Friday, February 12, 2021

Faculty of Law Professor Trudo Lemmens, Scholl Chair in Health Law and Policy and a professor with the University of Toronto's Dalla Lana School of Public Health and Joint Centre for Bioethics, along with Dr. Mary Shariff (University of Manitoba Law) and Dr. Leonie Herx (Queen's University School of Medicine), write for Policy Options on Bill C-7's expansion of the Medical Assistance in Dying (MAiD) Act:

"As Parliament discusses Bill C-7’s expansion of the Medical Assistance in Dying (MAiD) Act, one issue has been conspicuously absent from public debate, even though it has major implications for medicine and for patients: the impact of the bill on the role of the medical profession in determining the standard of care, as it applies to MAiD.

The government introduced Bill C-7 in response to the decision of Quebec Superior Court Justice Christine Beaudouin (in the Truchon case), who ruled unconstitutional the current law’s limiting of MAiD to those whose natural death is “reasonably foreseeable.”

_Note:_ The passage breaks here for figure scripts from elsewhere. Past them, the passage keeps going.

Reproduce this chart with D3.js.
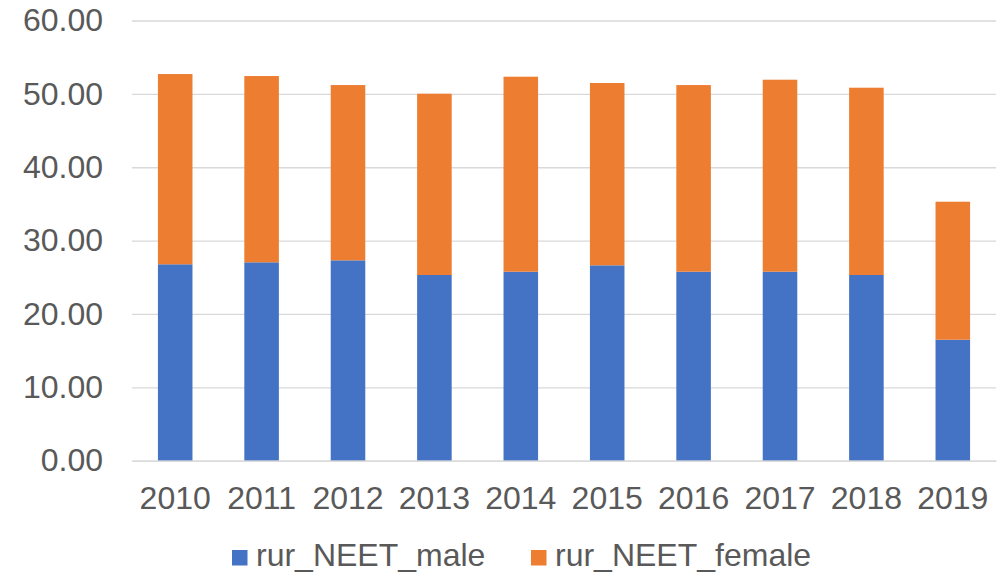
<!DOCTYPE html>
<html><head><meta charset="utf-8">
<script src="https://cdn.jsdelivr.net/npm/d3@7"></script>
<style>body{margin:0;background:#fff}svg{display:block}text{font-family:"Liberation Sans",Arial,sans-serif;fill:#595959}</style>
</head><body><svg id="c" width="999" height="573"></svg>
<script>
const years = ["2010","2011","2012","2013","2014","2015","2016","2017","2018","2019"];
const male = [26.77,27.04,27.31,25.31,25.76,26.63,25.76,25.76,25.31,16.49];
const female = [25.93,25.39,23.89,24.71,26.58,24.85,25.44,26.17,25.53,18.81];
const seriesNames = ["rur_NEET_male","rur_NEET_female"];
const colors = ["#4472C4","#ED7D31"];
const yTicks = [0,10,20,30,40,50,60];

const svg = d3.select("#c");
const pL = 132, pR = 996, pT = 20.5, pB = 460.7;
const FS = 32;
const x = d3.scaleBand().domain(years).range([pL,pR]).paddingInner(0.6).paddingOuter(0.3);
const y = d3.scaleLinear().domain([0,60]).range([pB,pT]);

const rows = years.map((yr,i)=>({year:yr, rur_NEET_male:male[i], rur_NEET_female:female[i]}));
const stacked = d3.stack().keys(seriesNames)(rows);

// gridlines
const yAxis = d3.axisLeft(y).tickValues(yTicks).tickFormat(d3.format(".2f")).tickSize(-(pR-pL)).tickPadding(29);
const ga = svg.append("g").attr("transform",`translate(${pL},0)`).call(yAxis);
ga.select(".domain").remove();
ga.selectAll(".tick line").attr("stroke","#D9D9D9").attr("stroke-width",1.3);
ga.selectAll(".tick text").attr("font-size",FS).attr("fill","#595959").style("font-family",'"Liberation Sans",Arial,sans-serif');

// bars
svg.append("g").selectAll("g").data(stacked).join("g").attr("fill",(d,i)=>colors[i])
  .selectAll("rect").data(d=>d).join("rect")
  .attr("x",d=>x(d.data.year)).attr("width",x.bandwidth())
  .attr("y",d=>y(d[1])).attr("height",d=>y(d[0])-y(d[1]));

// baseline & x axis
const xAxis = d3.axisBottom(x).tickSize(0).tickPadding(26);
const gx = svg.append("g").attr("transform",`translate(0,${pB})`).call(xAxis);
gx.select(".domain").attr("stroke","#D9D9D9").attr("stroke-width",1.3);
gx.selectAll(".tick text").attr("font-size",FS).attr("fill","#595959").style("font-family",'"Liberation Sans",Arial,sans-serif');

// legend
const legX = [232, 531];
const lg = svg.append("g");
seriesNames.forEach((n,i)=>{
  lg.append("rect").attr("x",legX[i]).attr("y",550).attr("width",15.5).attr("height",15.5).attr("fill",colors[i]);
  lg.append("text").attr("x",legX[i]+24).attr("y",566).attr("font-size",FS).text(n);
});
</script></body></html>
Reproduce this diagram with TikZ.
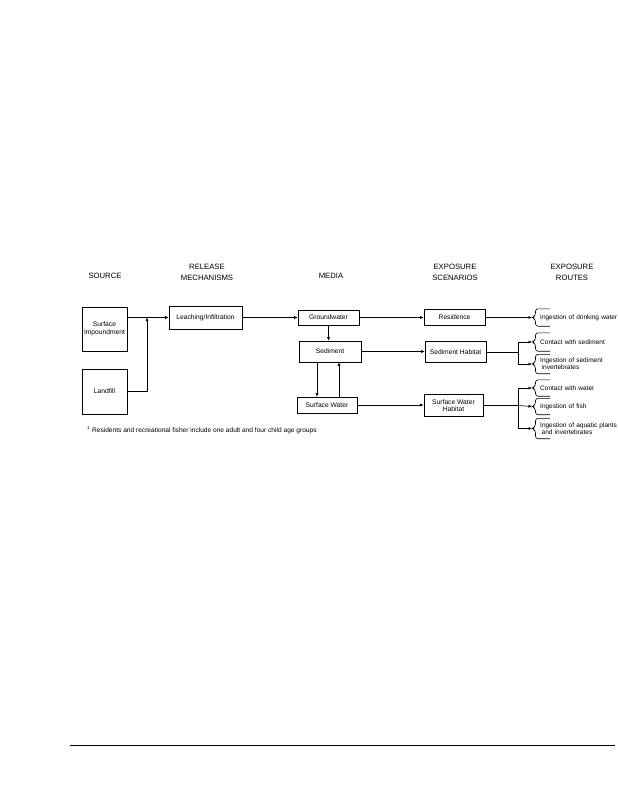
\documentclass[tikz,border=0pt]{standalone}
\usepackage{fontspec}
\setmainfont{Liberation Sans}
\usetikzlibrary{arrows.meta,calc}
\begin{document}
\begin{tikzpicture}[x=1pt,y=-1pt,
  every node/.style={inner sep=0pt},
  boxn/.style={draw,line width=0.6pt,align=center,font=\fontsize{6.7}{7.6}\selectfont},
  hdr/.style={align=center,font=\fontsize{7.7}{11}\selectfont},
  routen/.style={anchor=west,align=left,text width=80pt,inner xsep=8pt,font=\fontsize{6.5}{7.3}\selectfont},
  arr/.style={line width=0.6pt,-{Latex[length=3.5pt,width=3pt]}},
  ln/.style={line width=0.6pt},
  bracen/.style={line width=0.6pt,rounded corners=2.5pt}]
\useasboundingbox (0,0) rectangle (618,800);
\fill[white] (0,0) rectangle (618,800);
% headers
\node[hdr] (hsrc) at (105,276) {SOURCE};
\node[hdr] (hrel) at (207,272.5) {RELEASE\\MECHANISMS};
\node[hdr] (hmed) at (331,276) {MEDIA};
\node[hdr] (hsce) at (455,272.5) {EXPOSURE\\SCENARIOS};
\node[hdr] (hrou) at (572,272.5) {EXPOSURE\\ROUTES};
% boxes
\node[boxn,minimum width=45pt,minimum height=44pt] (si) at (104.5,329) {Surface\\Impoundment};
\node[boxn,minimum width=45pt,minimum height=45pt] (lf) at (104.5,391.5) {Landfill};
\node[boxn,minimum width=73pt,minimum height=23pt] (leach) at (205.5,317.5) {Leaching/Infiltration};
\node[boxn,minimum width=61pt,minimum height=15pt] (gw) at (328.5,317.5) {Groundwater};
\node[boxn,minimum width=62pt,minimum height=21pt] (sed) at (330,351.5) {Sediment};
\node[boxn,minimum width=60pt,minimum height=16pt] (sw) at (327,405) {Surface Water};
\node[boxn,minimum width=61pt,minimum height=16pt] (res) at (454.5,317.5) {Residence};
\node[boxn,minimum width=61pt,minimum height=21pt] (sh) at (455.5,352) {Sediment Habitat};
\node[boxn,minimum width=59pt,minimum height=22pt] (swh) at (453.5,405.5) {Surface Water\\Habitat};
% routes
\node[routen,minimum height=17pt] (r1) at (532,317.5) {Ingestion of drinking water};
\node[routen,minimum height=18pt] (r2) at (532,342) {Contact with sediment};
\node[routen,minimum height=19pt] (r3) at (532,364) {Ingestion of sediment\\\hspace{1.5pt}invertebrates};
\node[routen,minimum height=16pt] (r4) at (532,388) {Contact with water};
\node[routen,minimum height=16pt] (r5) at (532,406.5) {Ingestion of fish};
\node[routen,minimum height=20pt] (r6) at (532,428.5) {Ingestion of aquatic plants\\\hspace{1.5pt}and invertebrates};
\foreach \r in {r1,r2,r3,r4,r5,r6}{
  \draw[bracen] ($(\r.north west)+(18,0)$) -- ($(\r.north west)+(3.5,0)$) -- ($(\r.west)+(3.5,-2)$) -- (\r.west) -- ($(\r.west)+(3.5,2)$) -- ($(\r.south west)+(3.5,0)$) -- ($(\r.south west)+(18,0)$);
}
% footnote
\node[anchor=west,font=\fontsize{6.6}{7.5}\selectfont] (fn) at (87,430) {\textsuperscript{1} Residents and recreational fisher include one adult and four child age groups};
% connectors
\coordinate (j1) at (147,317.5);
\draw[arr] (si.east |- leach.west) -- (leach.west);
\draw[arr] (lf.east) -| (j1);
\draw[arr] (leach.east) -- (gw.west);
\draw[arr] (gw.south) -- (gw.south |- sed.north);
\draw[arr] ([xshift=-13pt]sed.south) -- ([xshift=-13pt]sed.south |- sw.north);
\draw[arr] ([xshift=9pt]sed.south |- sw.north) -- ([xshift=9pt]sed.south);
\draw[arr] (gw.east) -- (gw.east -| res.west);
\draw[arr] (sed.east) -- (sed.east -| sh.west);
\draw[arr] (sw.east) -- (sw.east -| swh.west);
\draw[arr] (res.east) -- (res.east -| r1.west);
\coordinate (j2) at (518,352);
\coordinate (j3) at (518,405.5);
\draw[ln] (sh.east) -- (j2);
\draw[arr] (j2) |- (r2.west);
\draw[arr] (j2) |- (r3.west);
\draw[ln] (swh.east) -- (j3);
\draw[arr] (j3) |- (r4.west);
\draw[arr] (j3) -- (r5.west);
\draw[arr] (j3) |- (r6.west);
% bottom rule
\coordinate (b1) at (70,745.5);
\coordinate (b2) at (615,745.5);
\draw[line width=1pt] (b1) -- (b2);
\end{tikzpicture}
\end{document}
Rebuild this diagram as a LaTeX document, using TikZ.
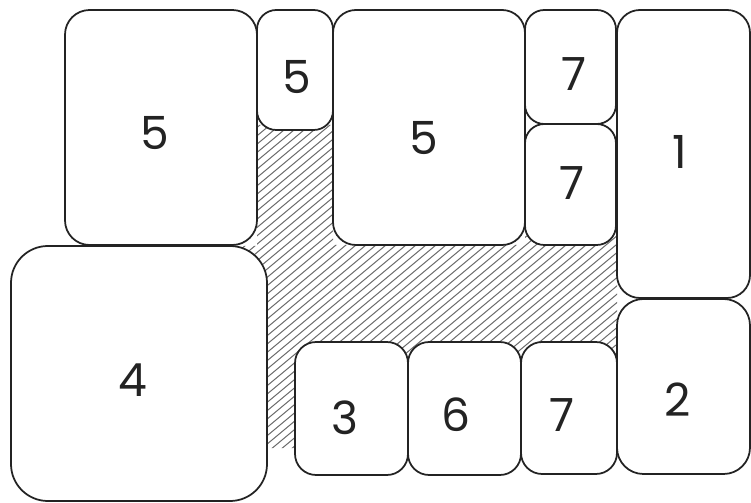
\documentclass[tikz,border=0pt]{standalone}
\usepackage{fontspec}
\setsansfont{Poppins}
\usetikzlibrary{fit}
\definecolor{edgecolor}{RGB}{35, 35, 35}
\definecolor{hatchcolor}{RGB}{105, 105, 105}

\begin{document}
\begin{tikzpicture}[
    x=0.02cm, y=-0.02cm,
    tile/.style={draw=edgecolor, fill=white, line width=1pt, inner sep=0pt, rounded corners=#1},
    digit/.style={font=\sffamily\fontsize{26}{30}\selectfont, text=edgecolor},
    hatch/.style={hatchcolor, line width=0.55pt},
]

\useasboundingbox (0,0) rectangle (751,503);

% ======= HATCHED GAP =======
\begin{scope}
    \clip (257,125) -- (333,125) -- (333,245) -- (525,245) -- (525,228)
        -- (617,228) -- (617,360) -- (295,360) -- (295,448) -- (262,448)
        -- (262,290) -- (235,290) -- (235,246) -- (257,246) -- cycle;
    \foreach \k in {250,260,...,1250} {
        \draw[hatch] (\k-600,500) -- (\k,0);
    }
\end{scope}

% ======= TILES =======
% name / left / top / right / bottom / corner
\foreach \n/\xa/\ya/\xb/\yb/\r in {
    A/65/10/257/245/14pt,
    B/257/10/333/130/11pt,
    C/333/10/525/245/13pt,
    D/525/10/616/124/11pt,
    E/525/124/616/245/11pt,
    F/617/10/750/298/13pt,
    G/617/299/750/474/15pt,
    H/11/246/267/501/21pt,
    I/295/342/408/475/12pt,
    J/408/342/521/475/12pt,
    K/521/342/617/474/12pt} {
    \node[tile=\r, fit={(\xa,\ya) (\xb,\yb)}] (T-\n) {};
}

% ======= NUMBERS =======
\foreach \n/\lx/\ly/\t in {
    A/155/133/5, B/297/77/5, C/424/138/5, D/574/74/7, E/572/183/7,
    F/680/152/1, G/678/400/2, H/133/380/4, I/345/418/3, J/456/415/6,
    K/562/415/7} {
    \node[digit] (N-\n) at (\lx,\ly) {\t};
}

\end{tikzpicture}
\end{document}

Bill C-7 addresses Justice Beaudouin’s finding – which in our opinion should have been appealed instead – by introducing a second track of access to MAiD for people with chronic illness or disability whose death is not reasonably foreseeable. For the second track, Bill C-7 imposes a 90-day assessment period, which can be shortened when deemed appropriate; a second eligibility assessment by a medical practitioner with expertise in the condition that is causing the person’s suffering; and two strengthened “informed consent” provisions, including an obligation for physicians to ensure that their patients have given “serious consideration” to other options."